_Given instruction_
Retype all material exactly. Pictures stay out of the copy.

_Supplied data_
┌────────

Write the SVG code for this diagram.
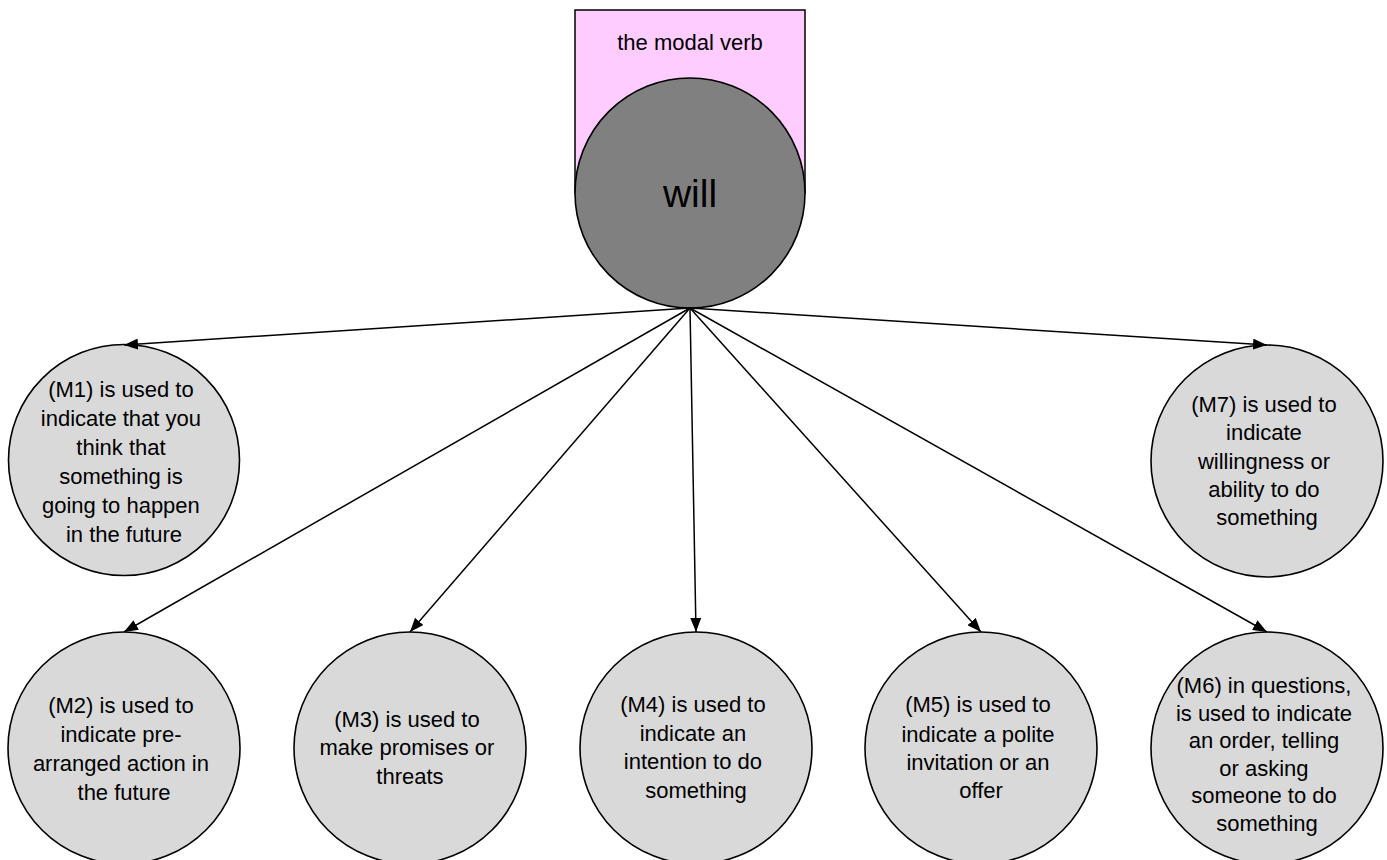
<svg xmlns="http://www.w3.org/2000/svg" width="1387" height="860" viewBox="0 0 1387 860">
  <defs>
    <style>
      .node { fill: #d9d9d9; stroke: #000; stroke-width: 1.6; }
      .hub { fill: #808080; stroke: #000; stroke-width: 1.6; }
      .frame { fill: #ffccff; stroke: #000; stroke-width: 1.5; }
      .lbl { font-family: "Liberation Sans", Arial, sans-serif; font-size: 22px; fill: #000; text-anchor: middle; }
      .big { font-family: "Liberation Sans", Arial, sans-serif; font-size: 39px; fill: #000; text-anchor: middle; }
      .edge { fill: none; stroke: #000; stroke-width: 1.5; marker-end: url(#arrow); }
    </style>
    <marker id="arrow" markerUnits="userSpaceOnUse" markerWidth="15" markerHeight="11" refX="14" refY="5.5" orient="auto">
      <path d="M0,0 L14,5.5 L0,11 z" fill="#000"/>
    </marker>
  </defs>

  <rect width="1387" height="860" fill="#fff"/>

  <!-- central node: frame with title and hub circle -->
  <g id="hub">
    <rect class="frame" x="575" y="10" width="230" height="183"/>
    <text class="lbl" x="690" y="50">the modal verb</text>
    <circle class="hub" cx="690" cy="193" r="115"/>
    <text class="big" x="690" y="207">will</text>
  </g>

  <g id="m1">
    <circle class="node" cx="124" cy="460" r="115.5"/>
    <text class="lbl">
      <tspan x="124" y="397">(M1) is used to</tspan>
      <tspan x="124" y="426">indicate that you</tspan>
      <tspan x="124" y="455">think that</tspan>
      <tspan x="124" y="484">something is</tspan>
      <tspan x="124" y="513">going to happen</tspan>
      <tspan x="124" y="542">in the future</tspan>
    </text>
  </g>

  <g id="m7">
    <circle class="node" cx="1267" cy="461" r="116"/>
    <text class="lbl">
      <tspan x="1267" y="412">(M7) is used to</tspan>
      <tspan x="1267" y="440">indicate</tspan>
      <tspan x="1267" y="469">willingness or</tspan>
      <tspan x="1267" y="497">ability to do</tspan>
      <tspan x="1267" y="525">something</tspan>
    </text>
  </g>

  <g id="m2">
    <circle class="node" cx="124" cy="748" r="116"/>
    <text class="lbl">
      <tspan x="124" y="713">(M2) is used to</tspan>
      <tspan x="124" y="742">indicate pre-</tspan>
      <tspan x="124" y="771">arranged action in</tspan>
      <tspan x="124" y="800">the future</tspan>
    </text>
  </g>

  <g id="m3">
    <circle class="node" cx="410" cy="748" r="116"/>
    <text class="lbl">
      <tspan x="410" y="727">(M3) is used to</tspan>
      <tspan x="410" y="755">make promises or</tspan>
      <tspan x="410" y="784">threats</tspan>
    </text>
  </g>

  <g id="m4">
    <circle class="node" cx="696" cy="748" r="116"/>
    <text class="lbl">
      <tspan x="696" y="712">(M4) is used to</tspan>
      <tspan x="696" y="741">indicate an</tspan>
      <tspan x="696" y="769">intention to do</tspan>
      <tspan x="696" y="798">something</tspan>
    </text>
  </g>

  <g id="m5">
    <circle class="node" cx="981" cy="748" r="116"/>
    <text class="lbl">
      <tspan x="981" y="712">(M5) is used to</tspan>
      <tspan x="981" y="742">indicate a polite</tspan>
      <tspan x="981" y="770">invitation or an</tspan>
      <tspan x="981" y="798">offer</tspan>
    </text>
  </g>

  <g id="m6">
    <circle class="node" cx="1267" cy="748" r="116"/>
    <text class="lbl">
      <tspan x="1267" y="693">(M6) in questions,</tspan>
      <tspan x="1267" y="721">is used to indicate</tspan>
      <tspan x="1267" y="748">an order, telling</tspan>
      <tspan x="1267" y="776">or asking</tspan>
      <tspan x="1267" y="803">someone to do</tspan>
      <tspan x="1267" y="831">something</tspan>
    </text>
  </g>

  <!-- connectors fan out from the bottom of the hub -->
  <g id="connectors">
    <line class="edge" x1="690" y1="308" x2="124" y2="345"/>
    <line class="edge" x1="690" y1="308" x2="1267" y2="345"/>
    <line class="edge" x1="690" y1="308" x2="124" y2="632"/>
    <line class="edge" x1="690" y1="308" x2="410" y2="632"/>
    <line class="edge" x1="690" y1="308" x2="696" y2="632"/>
    <line class="edge" x1="690" y1="308" x2="981" y2="632"/>
    <line class="edge" x1="690" y1="308" x2="1267" y2="632"/>
  </g>
</svg>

└────────

_Output below_
Write the SVG code for this diagram.
<svg xmlns="http://www.w3.org/2000/svg" width="1387" height="860" viewBox="0 0 1387 860">
  <defs>
    <style>
      .node { fill: #d9d9d9; stroke: #000; stroke-width: 1.6; }
      .hub { fill: #808080; stroke: #000; stroke-width: 1.6; }
      .frame { fill: #ffccff; stroke: #000; stroke-width: 1.5; }
      .lbl { font-family: "Liberation Sans", Arial, sans-serif; font-size: 22px; fill: #000; text-anchor: middle; }
      .big { font-family: "Liberation Sans", Arial, sans-serif; font-size: 39px; fill: #000; text-anchor: middle; }
      .edge { fill: none; stroke: #000; stroke-width: 1.5; marker-end: url(#arrow); }
    </style>
    <marker id="arrow" markerUnits="userSpaceOnUse" markerWidth="15" markerHeight="11" refX="14" refY="5.5" orient="auto">
      <path d="M0,0 L14,5.5 L0,11 z" fill="#000"/>
    </marker>
  </defs>

  <rect width="1387" height="860" fill="#fff"/>

  <!-- central node: frame with title and hub circle -->
  <g id="hub">
    <rect class="frame" x="575" y="10" width="230" height="183"/>
    <text class="lbl" x="690" y="50">the modal verb</text>
    <circle class="hub" cx="690" cy="193" r="115"/>
    <text class="big" x="690" y="207">will</text>
  </g>

  <g id="m1">
    <circle class="node" cx="124" cy="460" r="115.5"/>
    <text class="lbl">
      <tspan x="124" y="397">(M1) is used to</tspan>
      <tspan x="124" y="426">indicate that you</tspan>
      <tspan x="124" y="455">think that</tspan>
      <tspan x="124" y="484">something is</tspan>
      <tspan x="124" y="513">going to happen</tspan>
      <tspan x="124" y="542">in the future</tspan>
    </text>
  </g>

  <g id="m7">
    <circle class="node" cx="1267" cy="461" r="116"/>
    <text class="lbl">
      <tspan x="1267" y="412">(M7) is used to</tspan>
      <tspan x="1267" y="440">indicate</tspan>
      <tspan x="1267" y="469">willingness or</tspan>
      <tspan x="1267" y="497">ability to do</tspan>
      <tspan x="1267" y="525">something</tspan>
    </text>
  </g>

  <g id="m2">
    <circle class="node" cx="124" cy="748" r="116"/>
    <text class="lbl">
      <tspan x="124" y="713">(M2) is used to</tspan>
      <tspan x="124" y="742">indicate pre-</tspan>
      <tspan x="124" y="771">arranged action in</tspan>
      <tspan x="124" y="800">the future</tspan>
    </text>
  </g>

  <g id="m3">
    <circle class="node" cx="410" cy="748" r="116"/>
    <text class="lbl">
      <tspan x="410" y="727">(M3) is used to</tspan>
      <tspan x="410" y="755">make promises or</tspan>
      <tspan x="410" y="784">threats</tspan>
    </text>
  </g>

  <g id="m4">
    <circle class="node" cx="696" cy="748" r="116"/>
    <text class="lbl">
      <tspan x="696" y="712">(M4) is used to</tspan>
      <tspan x="696" y="741">indicate an</tspan>
      <tspan x="696" y="769">intention to do</tspan>
      <tspan x="696" y="798">something</tspan>
    </text>
  </g>

  <g id="m5">
    <circle class="node" cx="981" cy="748" r="116"/>
    <text class="lbl">
      <tspan x="981" y="712">(M5) is used to</tspan>
      <tspan x="981" y="742">indicate a polite</tspan>
      <tspan x="981" y="770">invitation or an</tspan>
      <tspan x="981" y="798">offer</tspan>
    </text>
  </g>

  <g id="m6">
    <circle class="node" cx="1267" cy="748" r="116"/>
    <text class="lbl">
      <tspan x="1267" y="693">(M6) in questions,</tspan>
      <tspan x="1267" y="721">is used to indicate</tspan>
      <tspan x="1267" y="748">an order, telling</tspan>
      <tspan x="1267" y="776">or asking</tspan>
      <tspan x="1267" y="803">someone to do</tspan>
      <tspan x="1267" y="831">something</tspan>
    </text>
  </g>

  <!-- connectors fan out from the bottom of the hub -->
  <g id="connectors">
    <line class="edge" x1="690" y1="308" x2="124" y2="345"/>
    <line class="edge" x1="690" y1="308" x2="1267" y2="345"/>
    <line class="edge" x1="690" y1="308" x2="124" y2="632"/>
    <line class="edge" x1="690" y1="308" x2="410" y2="632"/>
    <line class="edge" x1="690" y1="308" x2="696" y2="632"/>
    <line class="edge" x1="690" y1="308" x2="981" y2="632"/>
    <line class="edge" x1="690" y1="308" x2="1267" y2="632"/>
  </g>
</svg>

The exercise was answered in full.